I am trying to show you that he has dropped the Jewish mind, and that’s the reward he got – the crucifixion. The crucifixion was the reward for dropping the Jewish mind. He was dangerous in the sense that he would create doubt in other people’s minds: “Our God says he is angry, jealous – he will destroy those who are against him, and Jesus is saying that God is love. He is going against our vested interest.”
He was killed – he was not a Jew; he was not Christian because the word Christian does not exist in the Hebrew language, the word Christ does not exist in the Hebrew language. He was called “the messiah” – that is equivalent to Christ. Christ is a Greek word.
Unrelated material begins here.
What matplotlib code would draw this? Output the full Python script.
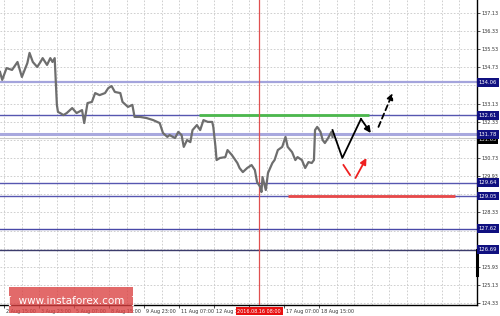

It was three hundred years later that Jesus’ sayings were translated into Greek; then messiah became Christ, and the followers became Christians.
What I am trying to say to you is that Gautam Buddha was not a Hindu. He was born in a Hindu family, but he had renounced it; he renounced it the very day he started his search for truth. See the simple point: the Hindu need not search for the truth; the Hindu has already got it ready-made. It has been given by the tradition, by the religion, by the scriptures; he need not go in search.
The day Gautam Buddha went in search for truth, he dropped the Hindu mind. And of course he was not a Buddhist; that was a name his followers were given later on by Hindus, to keep a distinction. But he had his own mind.
To have one’s own mind in the world is the richest thing possible. But no society allows it; every society keeps you poor. On your account every society, particularly those who are in power – either through money or through politics or through religion or through knowledge, or for any reason – those who are in power don’t want people to have their own minds. It is dangerous to their interests. They want not men but sheep, not individuals but crowds who are always in need of being led, who are always in need of being told what to do, what not to do; who don’t have their own minds, their own insights, their own consciousness. They are always dependent.
The fear of anybody being different, being a stranger, being an outsider, is always the same for the simple reason that no society will have the courage to accept you – because that society has not made your mind, and that society cannot trust that you will always be obedient to it, that you will never object about anything, or create doubt about anything, or be skeptical about anything.